Rev. Akin said his nomination of Luter was not related to a resolution on diversity scheduled to be presented at this year’s annual meeting but “just coalesced beautifully.”
“I’m a white boy from the South, but I’d love to see the convention of churches become more diverse in terms of ethnicity and race,” he told The Associated Press. “I long to see the church on earth look like the church in heaven, around the throne.”
“It helps reflect what people desire to see more of in our convention,” the Rev. Robert Anderson, a pastor and member of the SBC executive committee, told Huffington Post.
SBC President Bryant Wright noted after Luter was elected that the denomination was founded for two reasons — “one was bad, one was great” — the defense of slavery and spreading the Gospel of Jesus Christ.
“It took us 150 years to come to our senses … and seek the forgiveness of God and to apologize with our African-American friends and to ask their forgiveness for the strain of racism all through our history,” he told USA Today. “But there’s a noble reason for which we were founded, and that is for the propagation of the gospel of Jesus Christ.”
Statistics on the number of ethnic churches have not yet been released, but Roger S. Oldham, SBC vice president for convention communications and relations, said they have been growing.
Ethnic congregations made up about 13 percent of SBC churches in 1998. That had increased to 18 percent by 2008, with African-American and Hispanic congregations each making up about six percent of SBC churches, Asian churches at about three percent and other ethnic churches making up another three percent.
This year’s meeting comes following the release of internal figures showing SBC affiliates baptized fewer people in 2010 than any time since the 1950s and also saw declines in overall membership and attendance.
David W. Key Sr., the director of Baptist Studies at Emory University’s Candler School of Theology, said the decline reflects the fact that the membership of many Southern Baptist churches is aging.
“Over the next few years membership is going to drop even more dramatically,” he told The Associated Press. “And older members are the financial foundation of the churches. As they die off that trend is going to have a big impact.”
It’s a trend many mainline protestant churches began seeing a couple of decades earlier, in part because of the declining religiosity of Americans in general. The Southern Baptists have been somewhat insulated from the trend, he said, because of their heavy concentration in the South, where religious participation has declined more slowly than in other parts of the country.
“They want to start planting churches, which is a smart move,” said Key, who is a Southern Baptist. “How that strategy unfolds is going to be the kicker.”
He said the SBC has been very effective at creating ethnic churches. “But they’ve not created a strategy for how to shift predominantly Anglo churches into multicultural churches.”

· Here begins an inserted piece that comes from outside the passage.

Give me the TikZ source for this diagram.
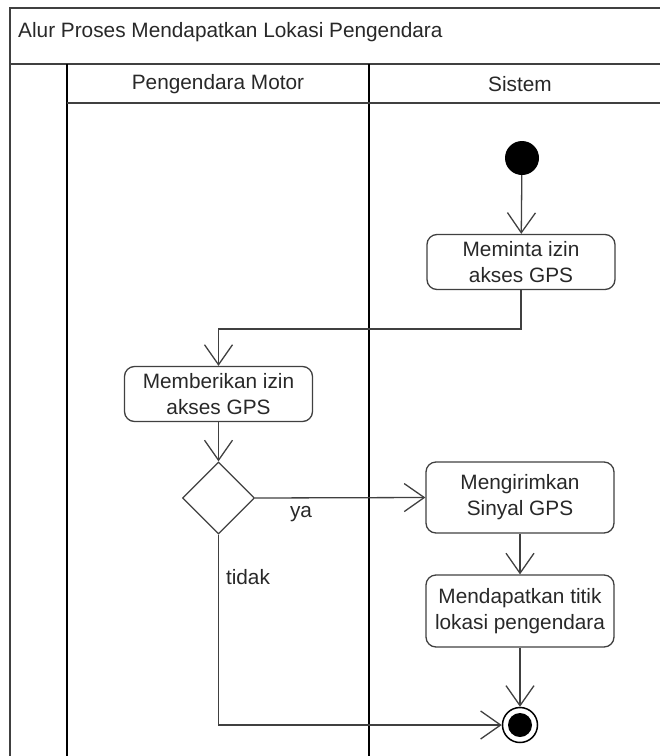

According to statistics released recently from Lifeway Christian Resources, the publishing arm of the Nashville, Tennessee-based SBC, baptisms declined by nearly five percent in 2010 over 2009, with churches reporting 332,321 baptisms last year.
Many Southern Baptists consider that an important indicator of the denomination’s health because evangelism is a defining characteristic of their identity.
Key said a more telling number is probably how many people actually attend SBC churches on Sunday. The SBC puts that figure at 6,195,449 for 2010, a 0.19 percent drop over the previous year.